Speed has become the measure of success–faster chips, faster computers, faster networks, faster connectivity, faster news, faster communications, faster transactions, faster delivery, faster product cycles, faster brains, faster kids, faster lives. According to the gospel of speed, the quick inherit the earth.

How did this new world of speed emerge, and why does it seem to be inescapable? …

[Further], [a]s some people speed up, others slow down; as some people work more than they want, others work less than they want or even not at all; as some people get “ahead,” others fall “behind.” What “winners” and “losers” in this new fast-paced economy share are the insecurity, anxiety, and discontent that speed creates.
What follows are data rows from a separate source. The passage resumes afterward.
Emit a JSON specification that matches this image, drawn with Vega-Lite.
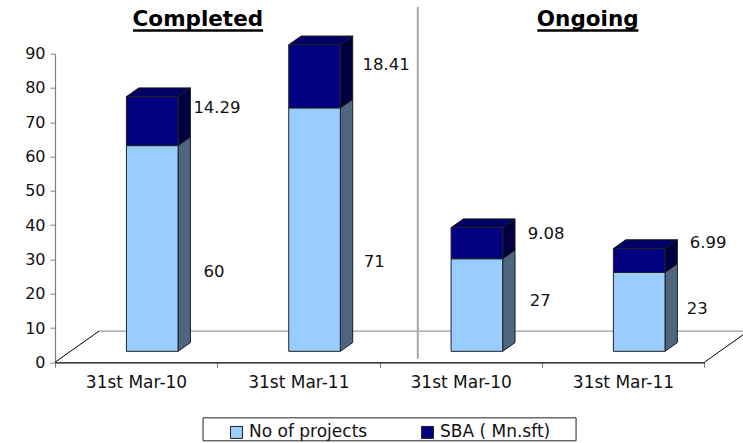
{
"$schema":"https://vega.github.io/schema/vega-lite/v6.json",
"width":649.3,"height":308.6,
"autosize":{"type":"none"},
"padding":{"left":55,"top":53.7,"right":38.7,"bottom":80.7},
"background":"white",
"config":{"view":{"stroke":null},"font":"DejaVu Sans"},
"data":{"values":[{"chart":"frame"}]},
"datasets":{"bars":[
{"status":"Completed","period":"31st Mar-10","slot":0,"series":"No of projects","order":0,"value":60},
{"status":"Completed","period":"31st Mar-10","slot":0,"series":"SBA ( Mn.sft)","order":1,"value":14.29},
{"status":"Completed","period":"31st Mar-11","slot":1,"series":"No of projects","order":0,"value":71},
{"status":"Completed","period":"31st Mar-11","slot":1,"series":"SBA ( Mn.sft)","order":1,"value":18.41},
{"status":"Ongoing","period":"31st Mar-10","slot":2,"series":"No of projects","order":0,"value":27},
{"status":"Ongoing","period":"31st Mar-10","slot":2,"series":"SBA ( Mn.sft)","order":1,"value":9.08},
{"status":"Ongoing","period":"31st Mar-11","slot":3,"series":"No of projects","order":0,"value":23},
{"status":"Ongoing","period":"31st Mar-11","slot":3,"series":"SBA ( Mn.sft)","order":1,"value":6.99}
],
"titles":[{"status":"Completed","cx":0.88,"x0":0.481,"x1":1.282},{"status":"Ongoing","cx":3.282,"x0":2.971,"x1":3.594}]},
"layer":[
{"mark":{"type":"rule","color":"#808080","strokeWidth":1},
 "encoding":{
  "x":{"datum":0.271,"type":"quantitative","title":null,"scale":{"domain":[0,4],"nice":false,"zero":false},
   "axis":{"values":[0,1,2,3,4],"grid":false,"domainColor":"#000000","domainWidth":1.2,"tickColor":"#808080","tickSize":5,"labelOffset":81,"labelPadding":7,"labelFontSize":17,"labelColor":"#111111","labelFont":"DejaVu Sans","labelOverlap":false,"labelFlush":false,"labelExpr":"datum.value==0||datum.value==2?'31st Mar-10':(datum.value==1||datum.value==3?'31st Mar-11':'')"}},
  "x2":{"datum":4.3},
  "y":{"datum":9.1,"type":"quantitative","title":null,"scale":{"domain":[0,90],"nice":false,"zero":false},
   "axis":{"values":[0,10,20,30,40,50,60,70,80,90],"tickCount":10,"grid":false,"domainColor":"#808080","domainWidth":1.2,"tickColor":"#808080","tickSize":5,"labelPadding":5,"labelFontSize":16,"labelColor":"#111111","labelFont":"DejaVu Sans","labelOverlap":false,"labelFlush":false}}
 }},
{"mark":{"type":"rule","color":"#000000","strokeWidth":1},
 "encoding":{"x":{"datum":0,"type":"quantitative","title":null},"x2":{"datum":0.271},"y":{"datum":0,"type":"quantitative","title":null},"y2":{"datum":9.1}}},
{"mark":{"type":"rule","color":"#000000","strokeWidth":1},
 "encoding":{"x":{"datum":4,"type":"quantitative","title":null},"x2":{"datum":4.271},"y":{"datum":0,"type":"quantitative","title":null},"y2":{"datum":9.1}}},
{"mark":{"type":"rule","color":"#A6A6A6","strokeWidth":2},
 "encoding":{"x":{"datum":2.235,"type":"quantitative","title":null},"y":{"datum":1,"type":"quantitative","title":null},"y2":{"datum":103.6}}},
{"data":{"name":"bars"},
 "transform":[
  {"stack":"value","groupby":["slot"],"sort":[{"field":"order","order":"ascending"}],"as":["v0","v1"]},
  {"calculate":"[0,1]","as":"ts"},{"flatten":["ts"]},
  {"calculate":"datum.slot+0.758+datum.ts*0.076","as":"sx"},
  {"calculate":"datum.v0+3.2+datum.ts*2.54","as":"sy0"},
  {"calculate":"datum.v1+3.2+datum.ts*2.54","as":"sy1"},
  {"calculate":"datum.slot+'-'+datum.order","as":"face"}
 ],
 "mark":{"type":"area","stroke":"#1a1a1a","strokeWidth":1},
 "encoding":{
  "x":{"field":"sx","type":"quantitative","title":null},
  "y":{"field":"sy0","type":"quantitative","title":null,"stack":null},
  "y2":{"field":"sy1"},
  "detail":{"field":"face"},
  "color":{"field":"series","type":"nominal","legend":null,"scale":{"domain":["No of projects","SBA ( Mn.sft)"],"range":["#4F6680","#000040"]}}
 }},
{"data":{"name":"bars"},
 "transform":[
  {"stack":"value","groupby":["slot"],"sort":[{"field":"order","order":"ascending"}],"as":["v0","v1"]},
  {"filter":"datum.order==1"},
  {"calculate":"[0,1,2,3]","as":"st"},{"flatten":["st"]},
  {"calculate":"datum.slot+0.44+[0,0.076,0.318,0.394][datum.st]","as":"tx"},
  {"calculate":"datum.v1+3.2+[0,0,0,2.54][datum.st]","as":"ty0"},
  {"calculate":"datum.v1+3.2+[0,2.54,2.54,2.54][datum.st]","as":"ty1"}
 ],
 "mark":{"type":"area","stroke":"#1a1a1a","strokeWidth":1,"fill":"#000066"},
 "encoding":{
  "x":{"field":"tx","type":"quantitative","title":null},
  "y":{"field":"ty0","type":"quantitative","title":null,"stack":null},
  "y2":{"field":"ty1"},
  "detail":{"field":"slot"}
 }},
{"data":{"name":"bars"},
 "transform":[
  {"stack":"value","groupby":["slot"],"sort":[{"field":"order","order":"ascending"}],"as":["v0","v1"]},
  {"calculate":"datum.slot+0.44","as":"fx0"},
  {"calculate":"datum.slot+0.758","as":"fx1"},
  {"calculate":"datum.v0+3.2","as":"fy0"},
  {"calculate":"datum.v1+3.2","as":"fy1"}
 ],
 "mark":{"type":"rect","stroke":"#222222","strokeWidth":1},
 "encoding":{
  "x":{"field":"fx0","type":"quantitative","title":null},
  "x2":{"field":"fx1"},
  "y":{"field":"fy0","type":"quantitative","title":null},
  "y2":{"field":"fy1"},
  "color":{"field":"series","type":"nominal","scale":{"domain":["No of projects","SBA ( Mn.sft)"],"range":["#99CCFF","#000080"]},
   "legend":{"title":null,"orient":"none","direction":"horizontal","columns":2,"legendX":173,"legendY":370,"padding":0,"symbolType":"square","symbolSize":144,"symbolStrokeColor":"#222222","symbolStrokeWidth":1,"labelFontSize":17,"labelColor":"#111111","labelFont":"DejaVu Sans","columnPadding":51,"labelOffset":4}}
 }},
{"data":{"name":"bars"},
 "transform":[
  {"calculate":"{'60':0.98,'14.29':0.998,'71':1.966,'18.41':2.04,'27':2.989,'9.08':3.026,'23':3.957,'6.99':4.024}[''+datum.value]","as":"lx"},
  {"calculate":"{'60':26.3,'14.29':74.2,'71':29.3,'18.41':86.7,'27':17.9,'9.08':37.4,'23':15.5,'6.99':34.8}[''+datum.value]","as":"ly"}
 ],
 "mark":{"type":"text","fontSize":16.5,"color":"#111111","align":"center","baseline":"middle","font":"DejaVu Sans"},
 "encoding":{
  "x":{"field":"lx","type":"quantitative","title":null},
  "y":{"field":"ly","type":"quantitative","title":null},
  "text":{"field":"value","type":"quantitative","format":"~r"}
 }},
{"data":{"name":"titles"},
 "mark":{"type":"text","fontSize":21.5,"fontWeight":"bold","color":"#000000","align":"center","baseline":"middle","font":"DejaVu Sans"},
 "encoding":{
  "x":{"field":"cx","type":"quantitative","title":null},
  "y":{"datum":99.7,"type":"quantitative","title":null},
  "text":{"field":"status","type":"nominal"}
 }},
{"data":{"name":"titles"},
 "mark":{"type":"rule","color":"#000000","strokeWidth":2.5},
 "encoding":{
  "x":{"field":"x0","type":"quantitative","title":null},
  "x2":{"field":"x1"},
  "y":{"datum":96.8,"type":"quantitative","title":null}
 }},
{"mark":{"type":"rect","fill":null,"stroke":"#222222","strokeWidth":1},
 "encoding":{
  "x":{"datum":0.912,"type":"quantitative","title":null},"x2":{"datum":3.21},
  "y":{"datum":-16.2,"type":"quantitative","title":null},"y2":{"datum":-22.9}
 }}
],
"resolve":{"scale":{"color":"independent"}}
}
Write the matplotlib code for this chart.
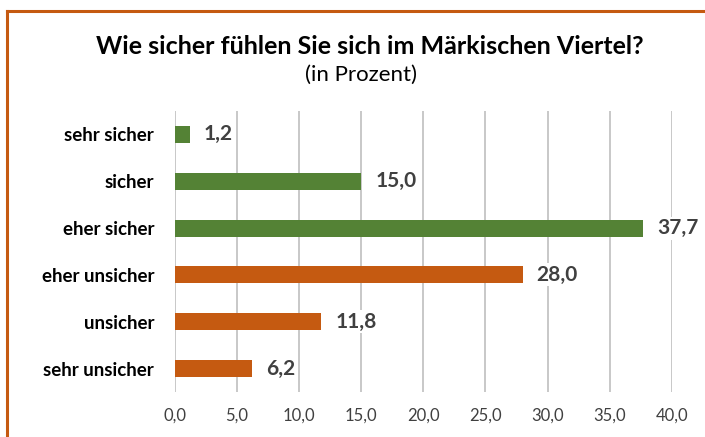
import matplotlib.pyplot as plt
from matplotlib.lines import Line2D

categories = ['sehr sicher', 'sicher', 'eher sicher', 'eher unsicher', 'unsicher', 'sehr unsicher']
values = [1.2, 15.0, 37.7, 28.0, 11.8, 6.2]
colors = ['#548235', '#548235', '#548235', '#C55A11', '#C55A11', '#C55A11']
ticks = [0, 5, 10, 15, 20, 25, 30, 35, 40]

plt.rcParams['font.family'] = ['Lato', 'DejaVu Sans']

fig = plt.figure(figsize=(7.05, 4.37), dpi=100)
ax = fig.add_axes([0.248, 0.103, 0.705, 0.643])

ypos = list(range(len(categories)))
ax.barh(ypos, values, height=0.36, color=colors, zorder=2)
ax.set_ylim(len(categories) - 0.5, -0.5)
ax.set_xlim(0, 40)
ax.set_yticks(ypos)
ax.set_yticklabels(categories, fontsize=13.5, fontweight='bold', color='black')
ax.set_xticks(ticks)
ax.set_xticklabels([('%.1f' % t).replace('.', ',') for t in ticks], fontsize=12, color='#404040')
ax.tick_params(length=0, pad=11)
ax.tick_params(axis='y', pad=15)
ax.grid(axis='x', color='#BFBFBF', linewidth=1.2, zorder=0)
for s in ax.spines.values():
    s.set_visible(False)

for y, v in zip(ypos, values):
    ax.annotate(('%.1f' % v).replace('.', ','), xy=(v, y), xytext=(10, 0),
                textcoords='offset points', va='center', ha='left',
                fontsize=15, fontweight='bold', color='#404040', zorder=3,
                bbox=dict(facecolor='white', edgecolor='none', pad=1))

fig.text(0.525, 0.893, 'Wie sicher fühlen Sie sich im Märkischen Viertel?',
         ha='center', va='center', fontsize=18, fontweight='bold', color='black')
fig.text(0.512, 0.828, '(in Prozent)', ha='center', va='center', fontsize=16, color='black')

# orange frame (left and top edges)
fig.add_artist(Line2D([6.5 / 705, 6.5 / 705], [0, 1 - 11 / 437], color='#C55A11', linewidth=2.2,
                      transform=fig.transFigure))
fig.add_artist(Line2D([6.5 / 705, 1], [1 - 11 / 437, 1 - 11 / 437], color='#C55A11', linewidth=2.2,
                      transform=fig.transFigure))

plt.savefig('out.png', dpi=100)
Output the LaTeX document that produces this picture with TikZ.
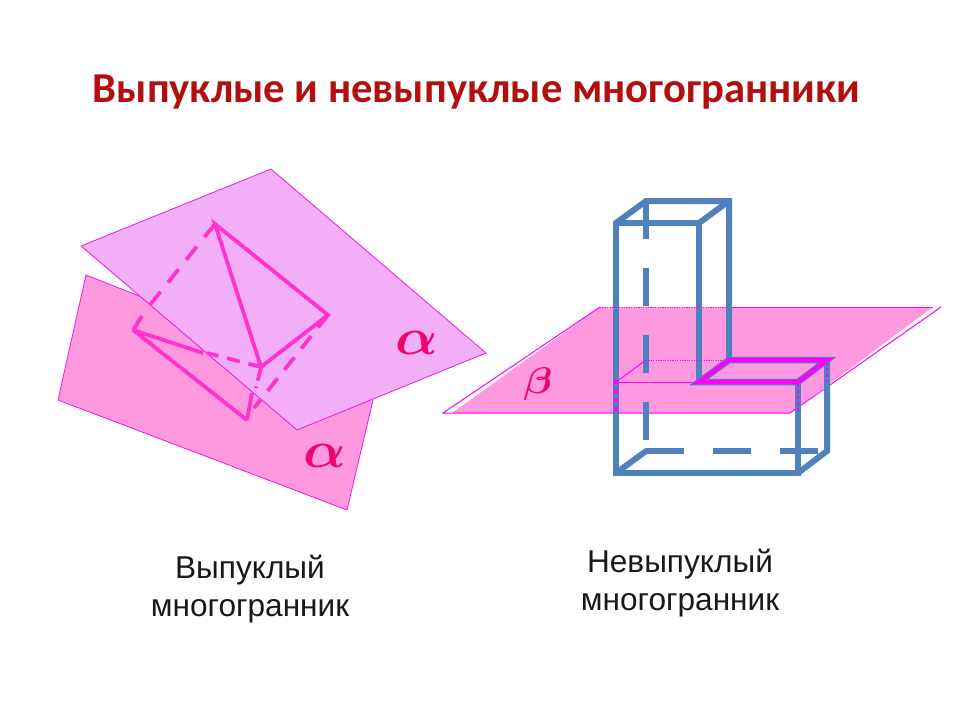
\documentclass[tikz,border=0pt]{standalone}
\usepackage{fontspec}
\usepackage{graphicx}
\setmainfont{Liberation Sans}
\newfontfamily\titlefont{Carlito}
\definecolor{planelow}{HTML}{FF99DF}
\definecolor{planeup}{HTML}{F2AEF6}
\definecolor{planeedge}{HTML}{E61CE6}
\definecolor{tetra}{HTML}{FF33CC}
\definecolor{boxblue}{HTML}{4F81BD}
\definecolor{magentaline}{HTML}{FF00FF}
\definecolor{greek}{HTML}{F0056E}
\definecolor{titlered}{HTML}{B30F0F}
\tikzset{
  tetraline/.style={draw=tetra,line width=3.8pt,line cap=butt},
  tetradash/.style={tetraline,dash pattern=on 17pt off 12pt},
  boxline/.style={draw=boxblue,line width=6pt,line cap=round},
  boxdash/.style={draw=boxblue,line width=6pt,dash pattern=on 38pt off 29pt},
  thinmag/.style={draw=magentaline,line width=1pt},
  dotmag/.style={draw=magentaline,line width=1pt,dash pattern=on 1.2pt off 1.2pt},
  thickdot/.style={draw=magentaline,line width=4pt,dash pattern=on 4pt off 5pt},
  capt/.style={font=\fontsize{31.6}{38}\selectfont,align=center,text=black!90,inner sep=0pt},
  greeklabel/.style={text=greek,inner sep=0pt}
}
\begin{document}
\begin{tikzpicture}[x=1pt,y=-1pt]
\useasboundingbox (0,0) rectangle (960,720);
% title
\node[inner sep=0pt,text=titlered,font=\titlefont\bfseries\fontsize{42.6}{46}\selectfont] (title) at (476.5,92) {Выпуклые и невыпуклые многогранники};
% left: lower plane
\path[fill=planelow,draw=planeedge,line width=0.8pt] (86,275) -- (58,400) -- (347,510) -- (373,400) -- (200,320) -- cycle;
% tetrahedron parts on the lower plane
\coordinate (A) at (215,224);
\coordinate (R) at (328,315);
\coordinate (B) at (261,367);
\coordinate (L) at (133,330);
\coordinate (D) at (247,420);
\draw[tetraline] (L) -- (D);
\draw[tetraline] (L) -- (203,353);
\draw[tetraline] (D) -- (252,393);
\draw[tetraline] (L) -- (142,316);
% left: upper plane
\path[fill=planeup,draw=planeedge,line width=0.8pt] (271,169) -- (81,246) -- (297,430) -- (486,353) -- cycle;
% tetrahedron on the upper plane
\draw[tetraline] (B) -- (A) -- (R) -- cycle;
\draw[tetradash] (A) -- (149,306);
\draw[tetraline,dash pattern=on 13pt off 9pt] (B) -- (207,353);
\draw[tetraline,dash pattern=on 14pt off 6pt] (B) -- (256,388);
\draw[tetraline,dash pattern=on 16pt off 11pt] (R) -- (254,408);
\node[greeklabel] (alphaup) at (417,343) {\scalebox{5.6}[5.2]{\boldmath$\alpha$}};
\node[greeklabel] (alphalow) at (325,456) {\scalebox{5.6}[5.2]{\boldmath$\alpha$}};
% right: plane
\path[fill=planelow] (600,307) -- (933,307) -- (790,413) -- (452,413) -- cycle;
\draw[thinmag] (600,307) -- (443,413) -- (790,413);
\draw[thinmag] (729,307) -- (933,307);
\draw[thinmag] (941,307) -- (790,413);
\node[greeklabel] (beta) at (538,384) {\scalebox{4.2}[3.7]{\boldmath$\beta$}};
% right: box
\draw[boxdash] (646,201) -- (646,451);
\draw[boxdash] (646,451) -- (827,451);
\draw[boxline] (616,223) -- (616,473) -- (798,473) -- (798,382);
\draw[boxline] (616,473) -- (646,451);
\draw[boxline] (798,473) -- (827,451) -- (827,360);
\draw[boxline] (616,223) -- (646,201) -- (729,201) -- (729,360);
\draw[boxline] (616,223) -- (699,223) -- (699,382);
\draw[boxline] (699,223) -- (729,201);
% right: magenta details
\draw[dotmag] (600,307) -- (729,307);
\draw[dotmag] (646,360) -- (729,360);
\draw[thinmag] (616,382) -- (646,360);
\draw[thinmag] (616,382) -- (699,382);
\draw[draw=boxblue,line width=6.5pt,line join=miter] (699,382) -- (798,382) -- (827,360) -- (729,360) -- cycle;
\draw[draw=magentaline,line width=4.4pt,line join=miter] (699,382) -- (798,382) -- (827,360) -- (729,360) -- cycle;
\draw[thickdot] (616,380) -- (616,413);
\draw[thickdot,line width=2.5pt,dash pattern=on 3pt off 3pt] (798,384) -- (798,412);
\draw[thickdot,line width=2.5pt,dash pattern=on 3pt off 3pt] (827,362) -- (827,382);
% captions
\node[capt] (capl) at (250,589) {Выпуклый\\многогранник};
\node[capt] (capr) at (680,583) {Невыпуклый\\многогранник};
\end{tikzpicture}
\end{document}
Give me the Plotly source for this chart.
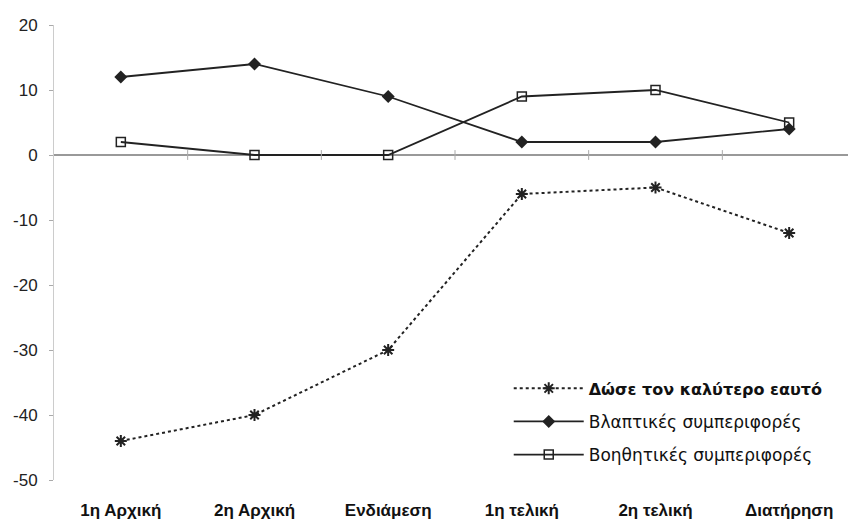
import plotly.graph_objects as go

categories = ["1η Αρχική", "2η Αρχική", "Ενδιάμεση", "1η τελική", "2η τελική", "Διατήρηση"]
best_self = [-44, -40, -30, -6, -5, -12]
harmful = [12, 14, 9, 2, 2, 4]
helpful = [2, 0, 0, 9, 10, 5]
y_ticks = [20, 10, 0, -10, -20, -30, -40, -50]
y_tick_labels = [str(v) for v in y_ticks]

x_idx = list(range(len(categories)))
dark = "#222222"

fig = go.Figure()
fig.add_trace(go.Scatter(
    x=x_idx, y=best_self,
    name="<span style='font-size:16px'><b>Δώσε τον καλύτερο εαυτό</b></span>", legendgroup="a",
    mode="lines+markers",
    line=dict(color=dark, width=2, dash="dot"),
    marker=dict(symbol="asterisk-open", size=10, line=dict(color=dark, width=2)),
))
fig.add_trace(go.Scatter(
    x=x_idx, y=harmful, name="Βλαπτικές συμπεριφορές", legendgroup="b",
    mode="lines+markers",
    line=dict(color=dark, width=1.8),
    marker=dict(symbol="diamond", size=10, color=dark),
))
fig.add_trace(go.Scatter(
    x=x_idx, y=helpful, name="Βοηθητικές συμπεριφορές", legendgroup="c",
    mode="lines+markers",
    line=dict(color=dark, width=1.8),
    marker=dict(symbol="square-open", size=9, color=dark, line=dict(color=dark, width=1.5)),
))
# category boundary tick marks on the zero axis
fig.add_trace(go.Scatter(
    x=[i + 0.5 for i in x_idx[:-1]], y=[0] * (len(categories) - 1),
    mode="markers", showlegend=False, hoverinfo="skip",
    marker=dict(symbol="line-ns-open", size=7, color="#aaaaaa", line=dict(color="#aaaaaa", width=1)),
))

fig.update_layout(
    width=848, height=524,
    margin=dict(l=46, r=0, t=17, b=52),
    paper_bgcolor="white", plot_bgcolor="white",
    font=dict(family="Liberation Sans, Arial, sans-serif", size=15, color=dark),
    showlegend=True,
    legend=dict(
        x=0.567, y=0.24, xanchor="left", yanchor="top",
        bgcolor="rgba(0,0,0,0)", itemwidth=70,
        traceorder="grouped", tracegroupgap=8,
        font=dict(family="DejaVu Sans, sans-serif", size=17, color="#111111"),
    ),
    xaxis=dict(
        range=[-0.5, 5.5], tickmode="array", tickvals=x_idx, ticktext=categories,
        showgrid=False, showline=False, zeroline=False, ticks="",
        tickfont=dict(size=17, color="#111111", weight="bold"), ticklabelstandoff=18,
    ),
    yaxis=dict(
        range=[-50, 20], tickmode="array", tickvals=y_ticks, ticktext=y_tick_labels,
        showgrid=False, showline=True, linecolor="#cccccc", linewidth=1,
        ticks="outside", ticklen=4, tickcolor="#aaaaaa", ticklabelstandoff=8,
        zeroline=True, zerolinecolor="#999999", zerolinewidth=1.5,
        tickfont=dict(size=17, color="#222222"),
    ),
)

fig.write_html("out.html")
So begins Speed Limits, by Mark C. Taylor (formerly professor at Williams College, now at Columbia University).

I am not quite finished with this book. However, I want to recommend it now because it seems so relevant to so many things now, e.g., FB, news, politics, violence, markets, games, gadgets, drugs, the Internet. It has been a long time since I have read something like this that helped me put together so many things about contemporary Western culture and society. Taylor ranges widely: history, religion, philosophy, technology, economics, finance, education, etc. His book is a marvelous example of liberal arts interdisciplinarity–all to the end of understanding better much of where we are now culturally. For a digitally-challenged senior like me, it has been refreshing to find someone older than me who can pull together so many threads of so many things that I am barely aware of, let alone comprehend.

If you are in higher education, this is the sort of book that would be worth having a faculty workshop on. It would also be worth having various college staff read it as well.

Pardon the irony, but: make haste and read it!